_Collected data:_

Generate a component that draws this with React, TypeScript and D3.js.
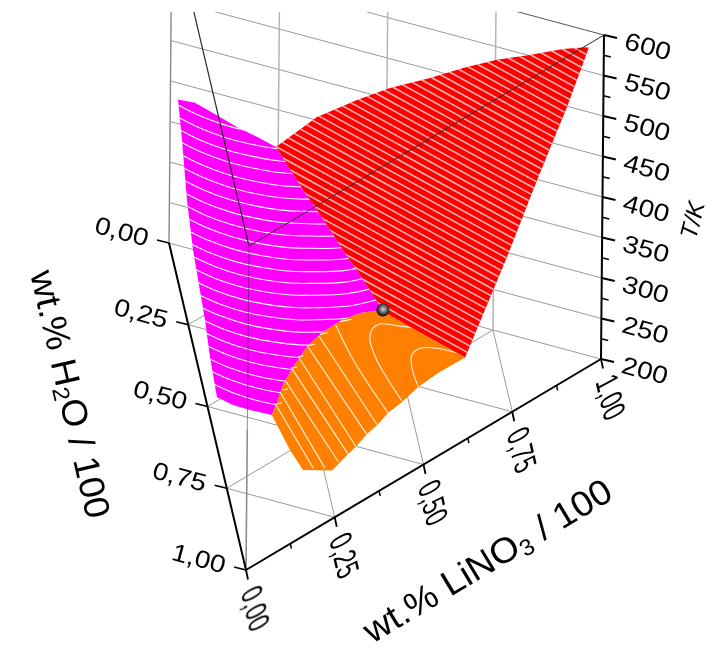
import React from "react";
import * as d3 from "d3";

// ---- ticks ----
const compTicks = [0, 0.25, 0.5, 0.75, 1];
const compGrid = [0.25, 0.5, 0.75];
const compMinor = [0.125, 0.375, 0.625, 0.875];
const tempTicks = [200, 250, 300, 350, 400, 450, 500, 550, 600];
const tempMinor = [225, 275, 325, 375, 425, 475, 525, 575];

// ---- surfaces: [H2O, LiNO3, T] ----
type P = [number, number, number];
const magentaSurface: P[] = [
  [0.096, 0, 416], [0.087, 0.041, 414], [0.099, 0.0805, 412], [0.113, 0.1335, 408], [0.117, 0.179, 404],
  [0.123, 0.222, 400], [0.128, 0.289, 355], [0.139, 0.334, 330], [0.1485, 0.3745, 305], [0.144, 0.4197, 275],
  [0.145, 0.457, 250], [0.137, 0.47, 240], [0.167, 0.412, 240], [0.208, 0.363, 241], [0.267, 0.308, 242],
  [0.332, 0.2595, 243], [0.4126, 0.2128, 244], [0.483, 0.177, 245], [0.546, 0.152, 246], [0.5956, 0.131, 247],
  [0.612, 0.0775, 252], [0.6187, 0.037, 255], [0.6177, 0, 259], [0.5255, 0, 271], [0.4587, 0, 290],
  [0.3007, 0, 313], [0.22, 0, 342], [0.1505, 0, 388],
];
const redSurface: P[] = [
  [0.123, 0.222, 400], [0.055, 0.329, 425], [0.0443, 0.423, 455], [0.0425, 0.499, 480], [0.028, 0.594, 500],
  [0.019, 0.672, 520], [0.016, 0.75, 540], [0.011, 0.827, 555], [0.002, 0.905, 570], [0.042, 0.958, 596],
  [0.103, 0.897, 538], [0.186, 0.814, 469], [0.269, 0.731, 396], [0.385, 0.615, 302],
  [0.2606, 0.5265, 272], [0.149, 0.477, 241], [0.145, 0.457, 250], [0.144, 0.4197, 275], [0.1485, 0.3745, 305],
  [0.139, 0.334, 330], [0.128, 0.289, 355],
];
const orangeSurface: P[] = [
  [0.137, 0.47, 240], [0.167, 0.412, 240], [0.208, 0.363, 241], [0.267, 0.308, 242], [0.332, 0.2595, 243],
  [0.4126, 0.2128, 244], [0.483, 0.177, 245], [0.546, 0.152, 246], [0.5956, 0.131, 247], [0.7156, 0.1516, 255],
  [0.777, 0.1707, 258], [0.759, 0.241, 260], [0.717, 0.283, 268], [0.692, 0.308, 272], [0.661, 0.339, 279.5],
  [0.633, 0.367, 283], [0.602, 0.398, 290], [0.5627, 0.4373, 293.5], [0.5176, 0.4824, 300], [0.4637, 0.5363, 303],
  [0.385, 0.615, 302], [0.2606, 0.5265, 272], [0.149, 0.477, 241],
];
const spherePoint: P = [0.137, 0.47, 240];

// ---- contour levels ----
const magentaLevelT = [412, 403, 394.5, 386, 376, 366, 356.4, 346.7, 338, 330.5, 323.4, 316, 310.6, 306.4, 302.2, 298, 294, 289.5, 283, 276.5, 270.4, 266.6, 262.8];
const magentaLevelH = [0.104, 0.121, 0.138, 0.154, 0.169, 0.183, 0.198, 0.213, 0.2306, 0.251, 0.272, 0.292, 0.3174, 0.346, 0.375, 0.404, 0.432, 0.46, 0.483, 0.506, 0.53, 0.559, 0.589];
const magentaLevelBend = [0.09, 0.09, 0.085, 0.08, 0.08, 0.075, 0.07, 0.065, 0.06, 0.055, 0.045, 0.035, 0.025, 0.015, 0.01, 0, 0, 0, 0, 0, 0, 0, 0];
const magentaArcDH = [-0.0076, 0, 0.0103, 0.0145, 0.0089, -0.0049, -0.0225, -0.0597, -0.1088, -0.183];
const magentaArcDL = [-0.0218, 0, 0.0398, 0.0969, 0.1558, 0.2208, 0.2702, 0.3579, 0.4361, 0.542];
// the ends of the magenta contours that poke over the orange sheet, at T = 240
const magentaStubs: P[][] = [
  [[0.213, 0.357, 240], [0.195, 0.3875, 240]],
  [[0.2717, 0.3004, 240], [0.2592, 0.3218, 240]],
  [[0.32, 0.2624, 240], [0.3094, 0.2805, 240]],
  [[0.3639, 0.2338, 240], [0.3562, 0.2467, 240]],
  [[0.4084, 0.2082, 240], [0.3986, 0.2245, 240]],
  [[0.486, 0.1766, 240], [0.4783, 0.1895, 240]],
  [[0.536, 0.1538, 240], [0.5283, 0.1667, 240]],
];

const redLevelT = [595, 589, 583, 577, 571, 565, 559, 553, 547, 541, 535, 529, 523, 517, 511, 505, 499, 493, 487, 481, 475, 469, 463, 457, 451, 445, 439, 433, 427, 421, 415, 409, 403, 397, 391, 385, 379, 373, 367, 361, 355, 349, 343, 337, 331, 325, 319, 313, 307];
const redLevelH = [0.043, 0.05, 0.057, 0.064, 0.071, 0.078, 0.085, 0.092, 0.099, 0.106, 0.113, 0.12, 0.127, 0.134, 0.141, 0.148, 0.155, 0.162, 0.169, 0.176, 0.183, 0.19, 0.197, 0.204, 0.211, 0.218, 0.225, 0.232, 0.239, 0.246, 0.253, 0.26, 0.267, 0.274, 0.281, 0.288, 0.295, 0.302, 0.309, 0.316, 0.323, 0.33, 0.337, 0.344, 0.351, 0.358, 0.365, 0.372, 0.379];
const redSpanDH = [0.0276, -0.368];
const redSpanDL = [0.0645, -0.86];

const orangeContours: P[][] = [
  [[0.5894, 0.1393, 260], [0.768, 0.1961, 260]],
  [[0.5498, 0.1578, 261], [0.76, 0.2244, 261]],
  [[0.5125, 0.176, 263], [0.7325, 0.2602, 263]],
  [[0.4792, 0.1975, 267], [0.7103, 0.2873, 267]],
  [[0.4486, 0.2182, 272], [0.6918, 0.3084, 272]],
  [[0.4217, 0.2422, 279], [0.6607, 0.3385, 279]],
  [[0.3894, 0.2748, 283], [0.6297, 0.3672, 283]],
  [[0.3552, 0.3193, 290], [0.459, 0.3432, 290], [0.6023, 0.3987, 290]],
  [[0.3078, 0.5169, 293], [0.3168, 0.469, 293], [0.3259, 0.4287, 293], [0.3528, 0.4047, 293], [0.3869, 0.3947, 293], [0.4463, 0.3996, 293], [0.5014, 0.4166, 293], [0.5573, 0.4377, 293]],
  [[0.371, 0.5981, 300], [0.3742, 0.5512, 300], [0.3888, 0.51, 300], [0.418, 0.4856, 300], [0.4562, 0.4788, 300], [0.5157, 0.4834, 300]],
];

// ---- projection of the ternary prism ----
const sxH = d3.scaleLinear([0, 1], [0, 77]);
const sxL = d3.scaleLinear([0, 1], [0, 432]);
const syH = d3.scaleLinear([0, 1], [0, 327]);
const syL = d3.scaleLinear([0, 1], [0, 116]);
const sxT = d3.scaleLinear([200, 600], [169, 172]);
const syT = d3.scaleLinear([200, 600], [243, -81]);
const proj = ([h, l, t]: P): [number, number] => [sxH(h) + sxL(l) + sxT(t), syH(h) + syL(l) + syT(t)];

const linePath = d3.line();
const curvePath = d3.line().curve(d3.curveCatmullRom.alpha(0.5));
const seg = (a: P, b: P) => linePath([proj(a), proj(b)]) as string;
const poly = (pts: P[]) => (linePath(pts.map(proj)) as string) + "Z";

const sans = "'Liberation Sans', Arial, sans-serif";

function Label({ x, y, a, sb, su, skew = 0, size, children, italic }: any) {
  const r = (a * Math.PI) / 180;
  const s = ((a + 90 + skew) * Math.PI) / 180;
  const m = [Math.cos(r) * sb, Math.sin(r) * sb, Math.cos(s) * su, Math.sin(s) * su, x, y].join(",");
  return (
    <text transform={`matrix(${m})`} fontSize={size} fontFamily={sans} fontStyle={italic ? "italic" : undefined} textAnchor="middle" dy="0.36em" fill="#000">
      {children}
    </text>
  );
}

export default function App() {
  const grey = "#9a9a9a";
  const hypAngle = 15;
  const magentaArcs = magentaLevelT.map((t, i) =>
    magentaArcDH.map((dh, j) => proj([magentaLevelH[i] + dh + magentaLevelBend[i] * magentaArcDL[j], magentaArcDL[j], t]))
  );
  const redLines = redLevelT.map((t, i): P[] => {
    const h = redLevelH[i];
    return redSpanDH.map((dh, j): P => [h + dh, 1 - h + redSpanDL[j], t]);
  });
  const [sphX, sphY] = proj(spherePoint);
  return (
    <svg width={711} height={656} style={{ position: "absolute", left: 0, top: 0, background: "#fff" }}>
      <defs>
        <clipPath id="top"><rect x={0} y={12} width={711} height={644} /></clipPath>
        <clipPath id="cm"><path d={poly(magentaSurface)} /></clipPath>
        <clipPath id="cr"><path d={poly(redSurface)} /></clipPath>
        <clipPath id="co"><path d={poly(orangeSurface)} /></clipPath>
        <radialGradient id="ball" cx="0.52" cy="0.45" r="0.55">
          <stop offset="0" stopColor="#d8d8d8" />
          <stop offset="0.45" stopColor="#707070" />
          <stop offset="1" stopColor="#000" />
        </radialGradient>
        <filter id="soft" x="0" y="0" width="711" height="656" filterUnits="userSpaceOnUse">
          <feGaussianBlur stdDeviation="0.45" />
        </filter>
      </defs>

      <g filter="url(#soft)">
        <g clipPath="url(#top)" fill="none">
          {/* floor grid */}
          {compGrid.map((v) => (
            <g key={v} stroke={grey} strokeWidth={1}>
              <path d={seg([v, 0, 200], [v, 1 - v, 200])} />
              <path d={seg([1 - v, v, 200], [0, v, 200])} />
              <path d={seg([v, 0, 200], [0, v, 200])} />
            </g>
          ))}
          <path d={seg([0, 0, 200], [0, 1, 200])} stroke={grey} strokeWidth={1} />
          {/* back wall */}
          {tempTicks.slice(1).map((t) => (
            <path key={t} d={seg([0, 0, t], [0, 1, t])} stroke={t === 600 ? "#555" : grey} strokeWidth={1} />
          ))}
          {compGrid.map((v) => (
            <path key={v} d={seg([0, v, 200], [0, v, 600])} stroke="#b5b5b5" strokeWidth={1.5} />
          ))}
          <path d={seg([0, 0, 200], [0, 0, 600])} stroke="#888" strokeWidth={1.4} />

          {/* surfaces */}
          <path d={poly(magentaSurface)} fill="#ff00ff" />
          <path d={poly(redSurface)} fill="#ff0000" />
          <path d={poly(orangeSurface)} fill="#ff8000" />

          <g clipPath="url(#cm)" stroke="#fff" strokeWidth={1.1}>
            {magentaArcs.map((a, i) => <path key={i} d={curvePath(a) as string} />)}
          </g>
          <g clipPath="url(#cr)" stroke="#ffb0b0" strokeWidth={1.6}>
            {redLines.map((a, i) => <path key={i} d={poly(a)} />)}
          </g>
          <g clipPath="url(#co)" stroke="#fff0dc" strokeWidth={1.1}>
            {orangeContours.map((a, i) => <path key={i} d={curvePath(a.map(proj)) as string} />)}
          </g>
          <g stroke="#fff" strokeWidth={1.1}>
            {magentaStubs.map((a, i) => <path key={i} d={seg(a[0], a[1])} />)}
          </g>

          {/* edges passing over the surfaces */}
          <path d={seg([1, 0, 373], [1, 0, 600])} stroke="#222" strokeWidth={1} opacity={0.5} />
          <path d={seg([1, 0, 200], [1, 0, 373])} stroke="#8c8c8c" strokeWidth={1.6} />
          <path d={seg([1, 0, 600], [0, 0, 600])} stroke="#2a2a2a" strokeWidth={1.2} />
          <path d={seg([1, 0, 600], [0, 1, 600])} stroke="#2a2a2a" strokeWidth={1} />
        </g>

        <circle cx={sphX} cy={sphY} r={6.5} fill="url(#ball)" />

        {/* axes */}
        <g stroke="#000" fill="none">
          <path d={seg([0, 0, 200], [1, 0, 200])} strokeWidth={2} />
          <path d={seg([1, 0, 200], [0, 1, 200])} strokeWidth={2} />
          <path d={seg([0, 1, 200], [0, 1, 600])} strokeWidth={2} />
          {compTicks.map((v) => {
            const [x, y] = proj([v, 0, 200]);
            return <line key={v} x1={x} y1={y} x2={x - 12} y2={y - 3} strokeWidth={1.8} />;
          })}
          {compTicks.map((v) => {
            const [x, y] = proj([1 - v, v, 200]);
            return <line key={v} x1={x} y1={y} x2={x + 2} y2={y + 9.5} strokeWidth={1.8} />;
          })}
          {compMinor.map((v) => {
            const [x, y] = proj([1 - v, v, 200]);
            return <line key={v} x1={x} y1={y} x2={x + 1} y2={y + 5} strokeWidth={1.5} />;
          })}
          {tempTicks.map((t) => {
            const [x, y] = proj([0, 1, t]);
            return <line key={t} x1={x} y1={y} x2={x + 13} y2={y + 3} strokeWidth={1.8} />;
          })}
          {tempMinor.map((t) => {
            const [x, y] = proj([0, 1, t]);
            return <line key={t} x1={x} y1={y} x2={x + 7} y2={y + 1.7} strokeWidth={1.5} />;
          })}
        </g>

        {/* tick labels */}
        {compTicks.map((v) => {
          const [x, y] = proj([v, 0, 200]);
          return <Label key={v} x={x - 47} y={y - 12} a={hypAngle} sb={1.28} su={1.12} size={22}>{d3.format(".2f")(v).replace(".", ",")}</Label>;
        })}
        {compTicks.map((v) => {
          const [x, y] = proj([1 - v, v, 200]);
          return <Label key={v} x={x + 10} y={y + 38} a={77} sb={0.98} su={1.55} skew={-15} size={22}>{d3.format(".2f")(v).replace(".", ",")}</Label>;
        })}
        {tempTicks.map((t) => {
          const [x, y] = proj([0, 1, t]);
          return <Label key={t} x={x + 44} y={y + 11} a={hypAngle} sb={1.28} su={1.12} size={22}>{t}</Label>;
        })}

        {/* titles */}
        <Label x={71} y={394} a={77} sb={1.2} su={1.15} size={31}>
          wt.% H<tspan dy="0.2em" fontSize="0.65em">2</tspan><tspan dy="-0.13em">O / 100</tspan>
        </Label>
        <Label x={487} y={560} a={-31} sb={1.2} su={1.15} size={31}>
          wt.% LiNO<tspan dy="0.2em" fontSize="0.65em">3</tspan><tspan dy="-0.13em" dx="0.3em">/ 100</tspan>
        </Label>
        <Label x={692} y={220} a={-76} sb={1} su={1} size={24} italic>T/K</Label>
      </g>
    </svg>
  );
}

_Problem requirements:_ Leave out any pictures and return exactly the lines from the beginning of the data through the line with "const tempMinor = [225, 275, 325, 375, 425, 475, 525, 575];", inclusive.

_Solution below:_
Generate a component that draws this with React, TypeScript and D3.js.
import React from "react";
import * as d3 from "d3";

// ---- ticks ----
const compTicks = [0, 0.25, 0.5, 0.75, 1];
const compGrid = [0.25, 0.5, 0.75];
const compMinor = [0.125, 0.375, 0.625, 0.875];
const tempTicks = [200, 250, 300, 350, 400, 450, 500, 550, 600];
const tempMinor = [225, 275, 325, 375, 425, 475, 525, 575];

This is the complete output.